Selon le quotidien britannique The Guardian, au pays des fjords et des geysers, alors qu’on se prépare à de nouvelles élections législatives, une demande d’adhésion à l’Union avant le mois de mai prochain a été sérieusement avancée. D’ici l’année 2011, il n’est pas exclu de voir l’Islande et la Croatie pousser main dans la main la porte de l’Union. Si ces deux entrées avaient lieu à l’échéance prévue, l’événement serait digne d’être inscrit à titre de fait exceptionnel dans les annales de l’Union. En effet, jamais demande d’adhésion n’aurait jusqu’alors reçu satisfaction si rapidement. Personne ne semble épargné par cette euromania subite. Pas même le très eurosceptique Royaume de Danemark qui, par la voix de son premier ministre Anders Fogh Rasmussen, cédant au chant des sirènes, laisse entendre que son pays pourrait (peut-être plutôt qu’on le pense) intégrer, lui aussi, la zone euro.

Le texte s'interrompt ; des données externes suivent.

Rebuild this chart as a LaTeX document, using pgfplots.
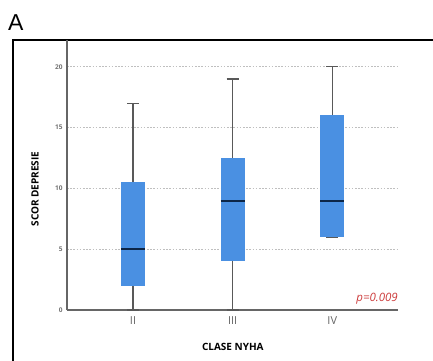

Malgré ses dissensions internes, grâce à son endurance face à la crise et à la solidité de sa monnaie, l’Union européenne attire et rassure beaucoup de monde en ces temps incertains. Le fardeau serait-il moins lourd à endurer quand on est plusieurs ? Tout porte à le croire. Il reste seulement à espérer que le traité de Lisbonne soit plus qu’un simple pis aller dont on ferait usage juste le temps qu’il faut afin de combler les déficits. Il est fort souhaitable, au contraire, qu’il agisse durablement comme un moteur de relance et de confiance et qu’après avoir rechargé les batteries momentanément à plat, il permette d’insuffler à l’ensemble un nouveau dynamisme. Non comme un viagra de secours avalé dans l’urgence en nourrissant le secret espoir qu’une fois la dépression exorcisée, chacun puisse repartir de son côté pour se remettre à bander tranquillement dans son petit coin.